DO THIS: Return the listing below exactly, with the pictures dropped.
____________
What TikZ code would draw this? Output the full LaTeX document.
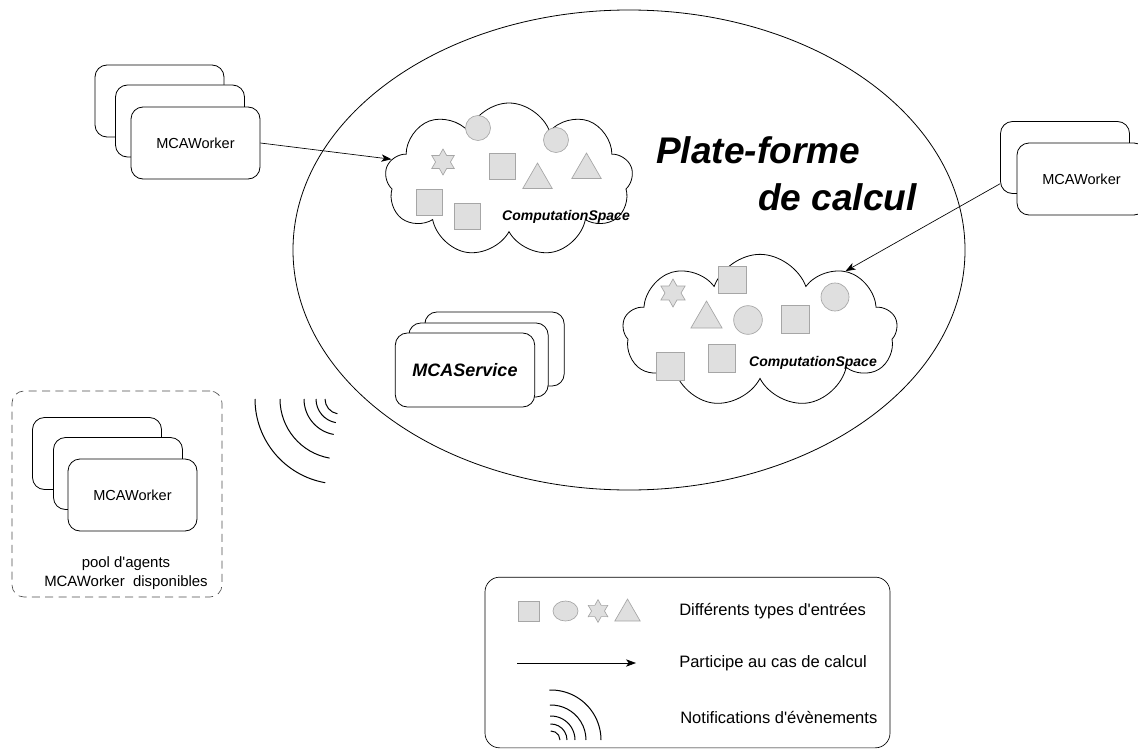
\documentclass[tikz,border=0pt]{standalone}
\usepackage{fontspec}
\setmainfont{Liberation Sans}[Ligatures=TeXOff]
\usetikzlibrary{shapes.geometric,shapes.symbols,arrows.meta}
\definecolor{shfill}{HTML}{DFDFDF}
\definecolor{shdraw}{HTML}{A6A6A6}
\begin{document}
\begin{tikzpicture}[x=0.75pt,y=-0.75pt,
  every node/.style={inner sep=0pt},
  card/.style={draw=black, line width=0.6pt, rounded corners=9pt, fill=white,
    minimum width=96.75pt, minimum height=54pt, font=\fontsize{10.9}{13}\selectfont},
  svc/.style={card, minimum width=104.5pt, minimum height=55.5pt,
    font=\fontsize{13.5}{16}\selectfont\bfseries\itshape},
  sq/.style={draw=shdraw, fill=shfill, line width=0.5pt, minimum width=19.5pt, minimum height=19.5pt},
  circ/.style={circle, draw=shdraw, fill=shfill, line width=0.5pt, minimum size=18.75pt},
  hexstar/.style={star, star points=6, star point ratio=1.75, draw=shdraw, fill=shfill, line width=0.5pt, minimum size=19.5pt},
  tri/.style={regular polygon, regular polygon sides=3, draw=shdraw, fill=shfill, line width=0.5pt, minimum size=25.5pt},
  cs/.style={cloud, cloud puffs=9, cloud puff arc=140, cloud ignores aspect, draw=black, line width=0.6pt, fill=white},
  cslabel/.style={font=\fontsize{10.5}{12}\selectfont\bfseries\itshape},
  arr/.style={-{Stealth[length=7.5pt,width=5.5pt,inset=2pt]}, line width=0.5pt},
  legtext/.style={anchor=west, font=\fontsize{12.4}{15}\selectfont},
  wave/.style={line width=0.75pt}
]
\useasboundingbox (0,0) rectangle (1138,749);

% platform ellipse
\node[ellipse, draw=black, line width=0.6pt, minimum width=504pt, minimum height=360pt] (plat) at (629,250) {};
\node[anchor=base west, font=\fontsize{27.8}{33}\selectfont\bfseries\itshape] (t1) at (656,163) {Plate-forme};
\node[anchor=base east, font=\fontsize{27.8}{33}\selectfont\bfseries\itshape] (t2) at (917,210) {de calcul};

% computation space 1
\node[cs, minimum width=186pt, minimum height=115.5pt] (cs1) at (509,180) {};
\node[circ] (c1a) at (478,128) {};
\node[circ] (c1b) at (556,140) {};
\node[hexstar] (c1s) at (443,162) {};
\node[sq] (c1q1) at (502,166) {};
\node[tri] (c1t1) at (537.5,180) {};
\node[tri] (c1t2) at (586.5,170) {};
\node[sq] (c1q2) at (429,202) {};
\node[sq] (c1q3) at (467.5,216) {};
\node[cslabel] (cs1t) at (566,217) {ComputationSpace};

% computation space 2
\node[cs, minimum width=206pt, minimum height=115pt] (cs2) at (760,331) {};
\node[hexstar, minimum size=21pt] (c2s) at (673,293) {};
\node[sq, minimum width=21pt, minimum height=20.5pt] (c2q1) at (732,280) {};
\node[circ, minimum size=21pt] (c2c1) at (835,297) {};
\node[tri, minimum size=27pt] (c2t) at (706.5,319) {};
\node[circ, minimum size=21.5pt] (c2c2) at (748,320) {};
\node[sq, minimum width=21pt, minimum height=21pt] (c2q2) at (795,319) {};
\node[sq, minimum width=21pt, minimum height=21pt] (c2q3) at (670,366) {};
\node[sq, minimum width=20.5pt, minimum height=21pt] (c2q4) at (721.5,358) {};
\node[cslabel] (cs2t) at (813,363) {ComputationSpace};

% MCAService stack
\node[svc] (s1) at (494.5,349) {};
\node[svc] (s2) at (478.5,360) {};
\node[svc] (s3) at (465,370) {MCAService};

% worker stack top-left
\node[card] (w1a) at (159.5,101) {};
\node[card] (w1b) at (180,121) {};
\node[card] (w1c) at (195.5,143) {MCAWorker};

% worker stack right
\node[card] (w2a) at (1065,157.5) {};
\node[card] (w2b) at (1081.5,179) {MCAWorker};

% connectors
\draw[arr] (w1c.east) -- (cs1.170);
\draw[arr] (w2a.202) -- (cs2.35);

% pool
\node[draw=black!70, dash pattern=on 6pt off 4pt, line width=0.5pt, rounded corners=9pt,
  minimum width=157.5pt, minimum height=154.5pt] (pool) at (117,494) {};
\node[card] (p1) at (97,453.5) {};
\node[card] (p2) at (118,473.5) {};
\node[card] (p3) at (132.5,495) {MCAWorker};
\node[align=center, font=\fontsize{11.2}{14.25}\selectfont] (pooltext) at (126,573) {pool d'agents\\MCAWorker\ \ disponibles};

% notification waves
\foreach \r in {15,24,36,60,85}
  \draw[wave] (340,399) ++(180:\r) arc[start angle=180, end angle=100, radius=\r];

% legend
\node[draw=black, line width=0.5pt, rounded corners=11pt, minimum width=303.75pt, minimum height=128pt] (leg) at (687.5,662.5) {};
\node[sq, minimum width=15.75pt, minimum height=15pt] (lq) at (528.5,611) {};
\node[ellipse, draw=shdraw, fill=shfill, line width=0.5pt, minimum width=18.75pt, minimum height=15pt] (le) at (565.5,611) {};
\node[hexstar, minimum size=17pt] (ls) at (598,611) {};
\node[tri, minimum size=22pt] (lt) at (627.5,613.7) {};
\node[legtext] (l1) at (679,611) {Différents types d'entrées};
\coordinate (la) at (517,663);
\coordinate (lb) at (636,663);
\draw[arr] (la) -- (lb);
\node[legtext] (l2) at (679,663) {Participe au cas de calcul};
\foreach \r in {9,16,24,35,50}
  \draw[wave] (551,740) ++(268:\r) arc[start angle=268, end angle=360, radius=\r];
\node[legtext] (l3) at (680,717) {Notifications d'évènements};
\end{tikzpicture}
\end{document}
____________
FULL RESPONSE:
What TikZ code would draw this? Output the full LaTeX document.
\documentclass[tikz,border=0pt]{standalone}
\usepackage{fontspec}
\setmainfont{Liberation Sans}[Ligatures=TeXOff]
\usetikzlibrary{shapes.geometric,shapes.symbols,arrows.meta}
\definecolor{shfill}{HTML}{DFDFDF}
\definecolor{shdraw}{HTML}{A6A6A6}
\begin{document}
\begin{tikzpicture}[x=0.75pt,y=-0.75pt,
  every node/.style={inner sep=0pt},
  card/.style={draw=black, line width=0.6pt, rounded corners=9pt, fill=white,
    minimum width=96.75pt, minimum height=54pt, font=\fontsize{10.9}{13}\selectfont},
  svc/.style={card, minimum width=104.5pt, minimum height=55.5pt,
    font=\fontsize{13.5}{16}\selectfont\bfseries\itshape},
  sq/.style={draw=shdraw, fill=shfill, line width=0.5pt, minimum width=19.5pt, minimum height=19.5pt},
  circ/.style={circle, draw=shdraw, fill=shfill, line width=0.5pt, minimum size=18.75pt},
  hexstar/.style={star, star points=6, star point ratio=1.75, draw=shdraw, fill=shfill, line width=0.5pt, minimum size=19.5pt},
  tri/.style={regular polygon, regular polygon sides=3, draw=shdraw, fill=shfill, line width=0.5pt, minimum size=25.5pt},
  cs/.style={cloud, cloud puffs=9, cloud puff arc=140, cloud ignores aspect, draw=black, line width=0.6pt, fill=white},
  cslabel/.style={font=\fontsize{10.5}{12}\selectfont\bfseries\itshape},
  arr/.style={-{Stealth[length=7.5pt,width=5.5pt,inset=2pt]}, line width=0.5pt},
  legtext/.style={anchor=west, font=\fontsize{12.4}{15}\selectfont},
  wave/.style={line width=0.75pt}
]
\useasboundingbox (0,0) rectangle (1138,749);

% platform ellipse
\node[ellipse, draw=black, line width=0.6pt, minimum width=504pt, minimum height=360pt] (plat) at (629,250) {};
\node[anchor=base west, font=\fontsize{27.8}{33}\selectfont\bfseries\itshape] (t1) at (656,163) {Plate-forme};
\node[anchor=base east, font=\fontsize{27.8}{33}\selectfont\bfseries\itshape] (t2) at (917,210) {de calcul};

% computation space 1
\node[cs, minimum width=186pt, minimum height=115.5pt] (cs1) at (509,180) {};
\node[circ] (c1a) at (478,128) {};
\node[circ] (c1b) at (556,140) {};
\node[hexstar] (c1s) at (443,162) {};
\node[sq] (c1q1) at (502,166) {};
\node[tri] (c1t1) at (537.5,180) {};
\node[tri] (c1t2) at (586.5,170) {};
\node[sq] (c1q2) at (429,202) {};
\node[sq] (c1q3) at (467.5,216) {};
\node[cslabel] (cs1t) at (566,217) {ComputationSpace};

% computation space 2
\node[cs, minimum width=206pt, minimum height=115pt] (cs2) at (760,331) {};
\node[hexstar, minimum size=21pt] (c2s) at (673,293) {};
\node[sq, minimum width=21pt, minimum height=20.5pt] (c2q1) at (732,280) {};
\node[circ, minimum size=21pt] (c2c1) at (835,297) {};
\node[tri, minimum size=27pt] (c2t) at (706.5,319) {};
\node[circ, minimum size=21.5pt] (c2c2) at (748,320) {};
\node[sq, minimum width=21pt, minimum height=21pt] (c2q2) at (795,319) {};
\node[sq, minimum width=21pt, minimum height=21pt] (c2q3) at (670,366) {};
\node[sq, minimum width=20.5pt, minimum height=21pt] (c2q4) at (721.5,358) {};
\node[cslabel] (cs2t) at (813,363) {ComputationSpace};

% MCAService stack
\node[svc] (s1) at (494.5,349) {};
\node[svc] (s2) at (478.5,360) {};
\node[svc] (s3) at (465,370) {MCAService};

% worker stack top-left
\node[card] (w1a) at (159.5,101) {};
\node[card] (w1b) at (180,121) {};
\node[card] (w1c) at (195.5,143) {MCAWorker};

% worker stack right
\node[card] (w2a) at (1065,157.5) {};
\node[card] (w2b) at (1081.5,179) {MCAWorker};

% connectors
\draw[arr] (w1c.east) -- (cs1.170);
\draw[arr] (w2a.202) -- (cs2.35);

% pool
\node[draw=black!70, dash pattern=on 6pt off 4pt, line width=0.5pt, rounded corners=9pt,
  minimum width=157.5pt, minimum height=154.5pt] (pool) at (117,494) {};
\node[card] (p1) at (97,453.5) {};
\node[card] (p2) at (118,473.5) {};
\node[card] (p3) at (132.5,495) {MCAWorker};
\node[align=center, font=\fontsize{11.2}{14.25}\selectfont] (pooltext) at (126,573) {pool d'agents\\MCAWorker\ \ disponibles};

% notification waves
\foreach \r in {15,24,36,60,85}
  \draw[wave] (340,399) ++(180:\r) arc[start angle=180, end angle=100, radius=\r];

% legend
\node[draw=black, line width=0.5pt, rounded corners=11pt, minimum width=303.75pt, minimum height=128pt] (leg) at (687.5,662.5) {};
\node[sq, minimum width=15.75pt, minimum height=15pt] (lq) at (528.5,611) {};
\node[ellipse, draw=shdraw, fill=shfill, line width=0.5pt, minimum width=18.75pt, minimum height=15pt] (le) at (565.5,611) {};
\node[hexstar, minimum size=17pt] (ls) at (598,611) {};
\node[tri, minimum size=22pt] (lt) at (627.5,613.7) {};
\node[legtext] (l1) at (679,611) {Différents types d'entrées};
\coordinate (la) at (517,663);
\coordinate (lb) at (636,663);
\draw[arr] (la) -- (lb);
\node[legtext] (l2) at (679,663) {Participe au cas de calcul};
\foreach \r in {9,16,24,35,50}
  \draw[wave] (551,740) ++(268:\r) arc[start angle=268, end angle=360, radius=\r];
\node[legtext] (l3) at (680,717) {Notifications d'évènements};
\end{tikzpicture}
\end{document}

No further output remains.